See the definitions from Q7. ,Q11. and Q13.
$(i)$ $5 \ast 7 = L.C.M (5,7) = 35$ and $20 \ast 16 = L.C.M(20,16) = 80$.
$(ii)$ Yes, $\ast$ is commutative. As we know that $L.C.M(a,b) = L.C.M(b,a)$ for any two natural number in $N$.
$\implies \, a \ast b = b \ast a \, \forall a,b \in N$.
$(iii)$ Yes, $\ast$ is associative.
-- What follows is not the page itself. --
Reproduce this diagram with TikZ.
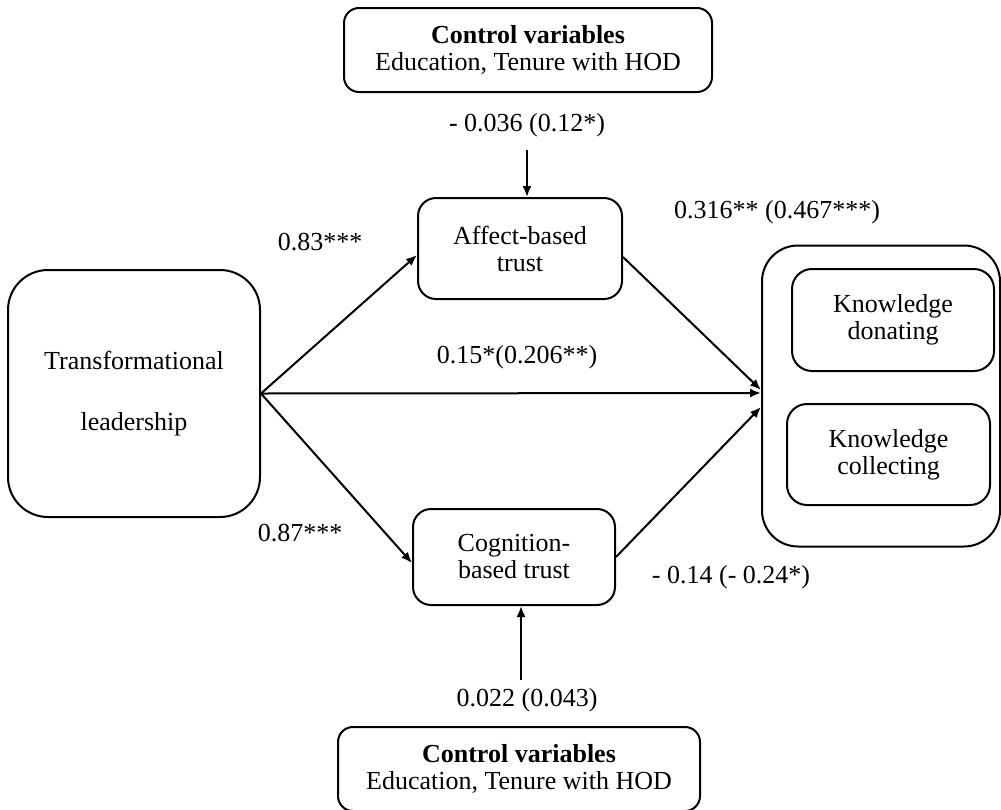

As we know that $\,\,\,\,L.C.M(a, L.C.M(b, c)) = L.C.M(L.C.M(a,b), c)$
$\implies a \ast (b \ast c) = (a \ast b) \ast c \, \forall a,b,c \in N$.
$(iv)$ The element $e = 1$ in $N$ is the identity element, because $a \ast 1 = 1 \ast a = a, \, \forall a \in N$.(as we know that $L.C.M(a,1) = a$).
$(v)$ No element other then $identity \, element \, 1$ is invertible.
Proof: If possible let $a' \in N$ be the inverse of $a \in N$. Then $a \ast a' = a' \ast a = 1\, \implies \, L.C.M(a,a') = 1$ which is not possible for any element other then $a = a' = 1$. So, $a \neq 1 $ in $N$ is not invertible.